▼

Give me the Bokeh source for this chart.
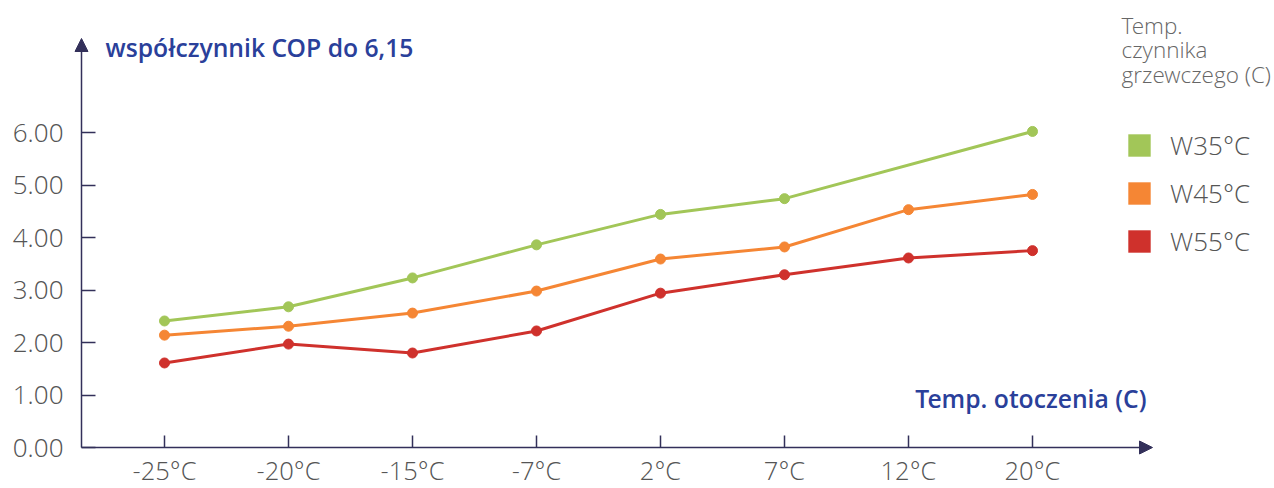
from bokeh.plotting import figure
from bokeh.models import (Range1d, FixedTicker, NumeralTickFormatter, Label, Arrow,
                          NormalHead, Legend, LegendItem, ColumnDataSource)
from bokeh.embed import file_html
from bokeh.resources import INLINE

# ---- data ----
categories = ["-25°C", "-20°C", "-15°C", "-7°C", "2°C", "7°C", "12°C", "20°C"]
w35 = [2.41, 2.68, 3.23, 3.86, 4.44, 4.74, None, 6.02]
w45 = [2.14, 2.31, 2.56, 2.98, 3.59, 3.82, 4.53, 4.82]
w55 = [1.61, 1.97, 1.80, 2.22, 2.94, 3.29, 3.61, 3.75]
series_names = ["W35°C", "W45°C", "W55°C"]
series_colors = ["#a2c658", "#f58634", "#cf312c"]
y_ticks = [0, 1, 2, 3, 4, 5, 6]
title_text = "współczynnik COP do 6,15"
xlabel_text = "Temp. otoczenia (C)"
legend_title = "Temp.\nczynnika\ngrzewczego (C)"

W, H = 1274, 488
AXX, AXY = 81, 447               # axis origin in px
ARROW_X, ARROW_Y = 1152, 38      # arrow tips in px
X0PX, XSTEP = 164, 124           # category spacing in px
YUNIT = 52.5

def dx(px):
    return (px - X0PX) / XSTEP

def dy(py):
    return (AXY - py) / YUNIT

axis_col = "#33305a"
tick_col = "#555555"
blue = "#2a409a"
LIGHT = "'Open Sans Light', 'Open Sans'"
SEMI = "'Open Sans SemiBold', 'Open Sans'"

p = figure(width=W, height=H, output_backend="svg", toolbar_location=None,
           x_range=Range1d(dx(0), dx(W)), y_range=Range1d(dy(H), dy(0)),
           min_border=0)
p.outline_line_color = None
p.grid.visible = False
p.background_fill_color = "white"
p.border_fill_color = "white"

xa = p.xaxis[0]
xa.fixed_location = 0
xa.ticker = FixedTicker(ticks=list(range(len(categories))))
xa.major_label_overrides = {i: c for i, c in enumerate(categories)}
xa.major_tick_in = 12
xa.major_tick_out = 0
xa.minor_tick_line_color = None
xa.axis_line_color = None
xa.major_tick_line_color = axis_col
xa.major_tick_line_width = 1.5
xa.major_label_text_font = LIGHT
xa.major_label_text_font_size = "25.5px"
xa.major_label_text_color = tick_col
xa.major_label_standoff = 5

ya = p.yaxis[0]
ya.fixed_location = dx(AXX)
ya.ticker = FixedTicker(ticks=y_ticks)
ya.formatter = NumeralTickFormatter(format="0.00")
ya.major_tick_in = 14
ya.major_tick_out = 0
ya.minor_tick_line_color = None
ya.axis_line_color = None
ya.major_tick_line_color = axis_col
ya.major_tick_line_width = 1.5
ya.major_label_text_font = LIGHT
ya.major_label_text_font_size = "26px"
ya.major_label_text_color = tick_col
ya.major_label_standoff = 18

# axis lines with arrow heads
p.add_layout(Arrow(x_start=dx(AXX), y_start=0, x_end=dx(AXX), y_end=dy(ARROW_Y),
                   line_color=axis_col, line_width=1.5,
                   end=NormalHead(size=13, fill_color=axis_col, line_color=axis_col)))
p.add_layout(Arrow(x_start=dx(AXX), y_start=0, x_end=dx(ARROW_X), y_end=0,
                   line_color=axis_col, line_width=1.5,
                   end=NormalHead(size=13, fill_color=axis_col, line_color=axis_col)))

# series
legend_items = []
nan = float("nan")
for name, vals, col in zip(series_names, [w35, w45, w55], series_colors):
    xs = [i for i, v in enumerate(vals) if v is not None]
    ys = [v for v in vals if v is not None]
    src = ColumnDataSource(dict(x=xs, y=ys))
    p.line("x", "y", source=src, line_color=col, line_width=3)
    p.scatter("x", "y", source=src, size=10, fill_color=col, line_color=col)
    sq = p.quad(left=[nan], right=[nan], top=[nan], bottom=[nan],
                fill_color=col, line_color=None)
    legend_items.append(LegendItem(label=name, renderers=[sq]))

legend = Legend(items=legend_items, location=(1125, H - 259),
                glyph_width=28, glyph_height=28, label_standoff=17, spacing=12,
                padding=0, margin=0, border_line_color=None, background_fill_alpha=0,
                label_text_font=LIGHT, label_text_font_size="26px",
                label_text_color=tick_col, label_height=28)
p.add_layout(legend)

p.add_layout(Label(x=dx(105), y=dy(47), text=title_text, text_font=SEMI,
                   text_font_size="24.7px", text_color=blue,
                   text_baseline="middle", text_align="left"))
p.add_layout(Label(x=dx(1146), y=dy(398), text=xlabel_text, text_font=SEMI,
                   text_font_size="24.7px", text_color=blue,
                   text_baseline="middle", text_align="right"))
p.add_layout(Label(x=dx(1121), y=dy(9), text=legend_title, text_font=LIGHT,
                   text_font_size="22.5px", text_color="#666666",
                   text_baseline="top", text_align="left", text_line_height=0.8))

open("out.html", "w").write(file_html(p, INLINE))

▲

### What is needed:
Repeat the listing above exactly from its first line to the line containing "from bokeh.resources import INLINE", both included, and omit the pictures.

### Result of this exercise:
Give me the Bokeh source for this chart.
from bokeh.plotting import figure
from bokeh.models import (Range1d, FixedTicker, NumeralTickFormatter, Label, Arrow,
                          NormalHead, Legend, LegendItem, ColumnDataSource)
from bokeh.embed import file_html
from bokeh.resources import INLINE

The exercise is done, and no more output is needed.